Have Claude map out the three to four metrics that most moved the stock on the last four earnings reports. This creates an empirical reaction function — you’re not guessing what matters, you’re using historical data to define the market’s attention vector. Then build your scenario matrix around those specific variables.

  • Identify the consensus estimate for revenue, EPS, and one operating KPI specific to the business model
  • Pull the last four earnings reactions (day-of % move) and the metric that drove each
  • Note current implied volatility vs. historical average IV into earnings — elevated IV changes the options strategy entirely
  • Map management credibility: have they beat/missed on guidance vs. reported metrics over the past 8 quarters
  • Identify any sector or macro read-throughs that arrived in the two weeks before the print

Step 5 — Use Claude to Steelman the Other Side

Confirmation bias is the most expensive bug in any investment process. Claude is uniquely useful as a devil’s advocate because it has no emotional attachment to your position. Once you’ve built your bull thesis, feed it back to Claude with an explicit instruction: destroy it.

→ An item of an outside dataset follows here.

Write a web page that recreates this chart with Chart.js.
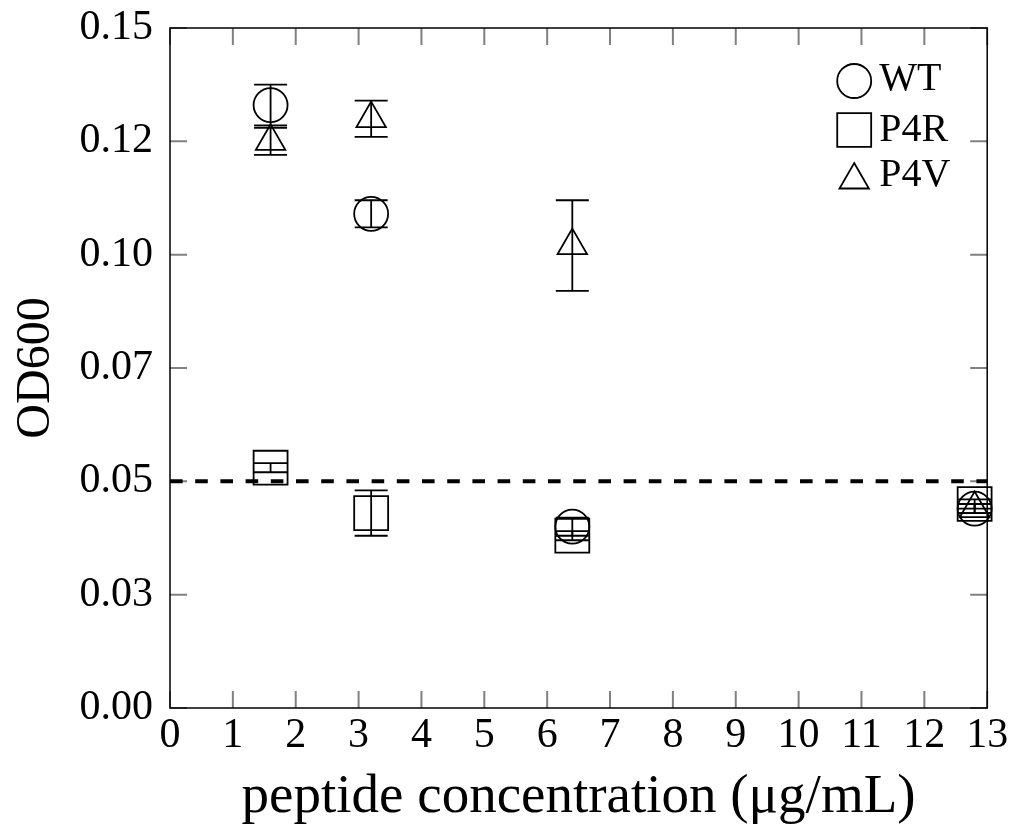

The steelman prompt is not ’what are the risks to my thesis’ — that produces a generic risk factors list. The steelman prompt is: ’Given the bull thesis below, construct the strongest possible bear case using only data points and competitive dynamics that are publicly available and already partially visible in recent filings.’ That framing forces Claude to produce a coherent counter-narrative rather than a disclaimer section.

Run this before every new position and before adding to an existing one. The output won’t always change your decision — but it will sharpen your conviction, clarify your exit conditions, and prevent you from being surprised by arguments you should have already stress-tested. The $NFLX long that survives a rigorous steelman is a fundamentally different position than one that was never challenged.

Here is my bull thesis on [COMPANY]:
[PASTE YOUR FULL THESIS — 3-10 sentences]

Your job is to construct the strongest possible bear case against this thesis. Requirements:
- Use only publicly available data and dynamics already visible in recent filings or news
- Do not give me generic risk factors — build a coherent counter-narrative
- Identify the one assumption in my thesis most likely to be wrong
- Tell me what a short seller who knows this company deeply would say about my thesis
- End with: the specific data point or event that would confirm the bear case is playing out

The AI edge for serious traders

The edge is in the process, not the prompt.

Claude is a force multiplier for analysts who already have a framework. Build the framework first — use these prompts to execute it faster and with less bias.